The draft report issued by President Obama's fiscal commission does not do enough to bring down the nation's debt and deficits, Sen.-elect Rand Paul said Friday.
Paul (R-Ky.) wants the changes proposed by the bipartisan commission to take effect sooner, rather than over the course of several decades.
Paul's comments stand in contrast to criticism of the report on the right, which has mainly criticized the proposed tax increases.
The Tea Party-backed Paul often ran as an iconoclast on the campaign trail, touting his libertarian sensibilities about fiscal issues.

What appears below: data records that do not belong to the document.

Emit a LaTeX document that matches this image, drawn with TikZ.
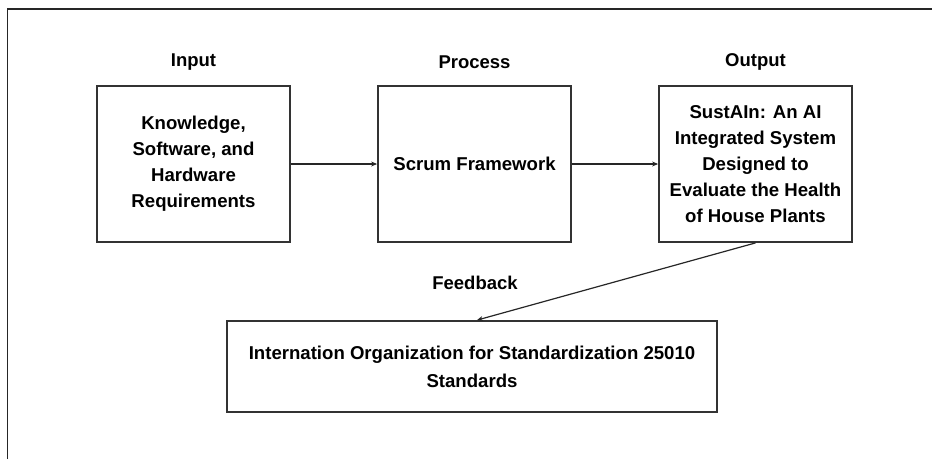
\documentclass[tikz,border=0pt]{standalone}
\usepackage{fontspec}
\setmainfont{Liberation Sans}
\usetikzlibrary{arrows.meta}
\begin{document}
\begin{tikzpicture}[x=1pt,y=-1pt,
  box/.style={draw=black!80,line width=1.8pt,minimum width=193pt,minimum height=156pt,
    align=center,inner sep=0pt,font=\bfseries\fontsize{18.6}{26}\selectfont},
  head/.style={font=\bfseries\fontsize{18.5}{20}\selectfont},
  arr/.style={draw=black!85,line width=1.2pt,-{Stealth[length=6pt,width=5pt]}}]
\useasboundingbox (0,0) rectangle (932,459);
\draw[black!85,line width=1.5pt] (7.5,459) -- (7.5,9) -- (932,9);
\node[head] (hin) at (193.5,62) {Input};
\node[head] (hpr) at (474.5,62) {Process};
\node[head] (hout) at (755.5,62) {Output};
\node[box] (in) at (193.5,164) {Knowledge,\\Software, and\\Hardware\\Requirements};
\node[box] (pr) at (474.5,164) {Scrum Framework};
\node[box] (out) at (755.5,164) {SustAIn: An AI\\Integrated System\\Designed to\\Evaluate the Health\\of House Plants};
\node[box,minimum width=490pt,minimum height=91pt,font=\bfseries\fontsize{18.6}{28}\selectfont] (iso) at (472,366.5) {Internation Organization for Standardization 25010\\Standards};
\draw[arr] (in.east) -- (pr.west);
\draw[arr] (pr.east) -- (out.west);
\coordinate (fbend) at ([xshift=5pt]iso.north);
\draw[arr] (out.south) -- (fbend);
\node[head] (fb) at (475,283) {Feedback};
\end{tikzpicture}
\end{document}
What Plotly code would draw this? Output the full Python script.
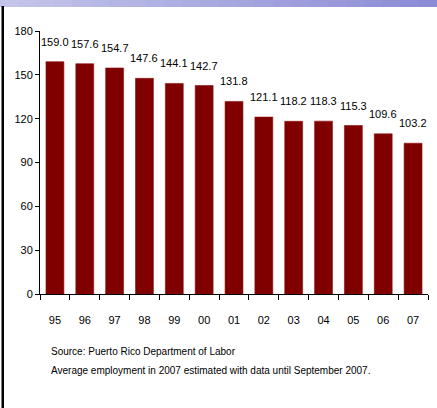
import plotly.graph_objects as go

# Employment by year (thousands)
years = ["95", "96", "97", "98", "99", "00", "01", "02", "03", "04", "05", "06", "07"]
employment = [159.0, 157.6, 154.7, 147.6, 144.1, 142.7, 131.8, 121.1, 118.2, 118.3, 115.3, 109.6, 103.2]
y_ticks = [0, 30, 60, 90, 120, 150, 180]

source_note = "Source: Puerto Rico Department of Labor"
estimate_note = "Average employment in 2007 estimated with data until September 2007."

W, H = 437, 408
ML, MR, MT, MB = 40, 9, 31, 114
PW, PH = W - ML - MR, H - MT - MB

FONT = "Liberation Sans Narrow, Arial Narrow, Liberation Sans, Arial, sans-serif"


def px(x):
    return (x - ML) / PW


def py(y):
    return (H - MB - y) / PH


fig = go.Figure(
    go.Bar(
        x=years,
        y=employment,
        marker=dict(color="#800000", line=dict(color="#8a1010", width=0.6)),
        hoverinfo="x+y",
    )
)

# value labels above each bar (x given as category position)
for i, v in enumerate(employment):
    fig.add_annotation(
        x=i, y=v, xref="x", yref="y", text=f"{v:.1f}", showarrow=False,
        yanchor="middle", yshift=20,
        font=dict(family=FONT, size=11, color="#000000"),
    )

# footnotes under the axis
fig.add_annotation(
    x=px(49), y=py(351), xref="paper", yref="paper", text=source_note,
    showarrow=False, xanchor="left", yanchor="middle",
    font=dict(family=FONT, size=10, color="#000000"),
)
fig.add_annotation(
    x=px(49), y=py(370), xref="paper", yref="paper", text=estimate_note,
    showarrow=False, xanchor="left", yanchor="middle",
    font=dict(family=FONT, size=10, color="#000000"),
)

shapes = []
# lavender header band, shaded left to right
n = 24
c0 = (196, 196, 234)
c1 = (140, 140, 214)
for i in range(n):
    t = i / (n - 1)
    c = tuple(round(a + (b - a) * t) for a, b in zip(c0, c1))
    shapes.append(dict(
        type="rect", xref="paper", yref="paper",
        x0=px(W * i / n), x1=px(W * (i + 1) / n + 1), y0=py(7), y1=py(0),
        fillcolor=f"rgb{c}", line=dict(width=0), layer="below",
    ))
# dark frame line down the left side
shapes.append(dict(
    type="rect", xref="paper", yref="paper",
    x0=px(1.5), x1=px(4), y0=py(H), y1=py(6),
    fillcolor="#000000", line=dict(width=0),
))

fig.update_layout(
    width=W, height=H,
    margin=dict(l=ML, r=MR, t=MT, b=MB, pad=0),
    paper_bgcolor="#ffffff", plot_bgcolor="#ffffff",
    bargap=0.4,
    showlegend=False,
    shapes=shapes,
    font=dict(family=FONT, size=11, color="#000000"),
    xaxis=dict(
        type="category", range=[-0.5, len(years) - 0.5], tickangle=0,
        showline=True, linecolor="#000000", linewidth=1,
        ticks="outside", tickson="boundaries", ticklen=5, tickcolor="#000000",
        ticklabelstandoff=16, showgrid=False, zeroline=False,
        tickfont=dict(family=FONT, size=11, color="#000000"),
    ),
    yaxis=dict(
        range=[0, 180], tickvals=y_ticks, showline=True, linecolor="#000000",
        linewidth=1, ticks="outside", ticklen=4, tickcolor="#000000",
        showgrid=False, zeroline=False,
        tickfont=dict(family=FONT, size=11, color="#000000"),
    ),
)

fig.write_html("out.html")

He strongly opposes tax increases and recommended steep spending cuts to reduce the size of government.
Aside from the timeline, Paul did not specify how the report should be improved. Paul appeared to ease his opposition to earmark spending this week, though he did not go as far as to say that he fully supports the spending items.
Former Clinton Chief of Staff Erskine Bowles and former Sen. Alan Simpson (R-Wyo.) proposed a $200 billion in cuts to domestic and defense spending as well as tax hikes as the basis of their plan to reduce the deficit to below 40 percent of GDP by 2035.
Other recommendations, like gradually raising the retirement age, would take full effect over the course of decades: The age would be raised to 69 by 2075.
The report was the "chairmen's mark," meaning the contents have not been approved by the bipartisan 18-member panel. It is set to finalize a plan by early December.
Paul suggested that the commissioners ought to be bolder in developing a solution.
"The report only came out a day or two ago. I guess I am just a little more bold than those in Washington," he said. "Those in Washington think a 30-year plan to balance the budget is bold, and I think that’s still anemic."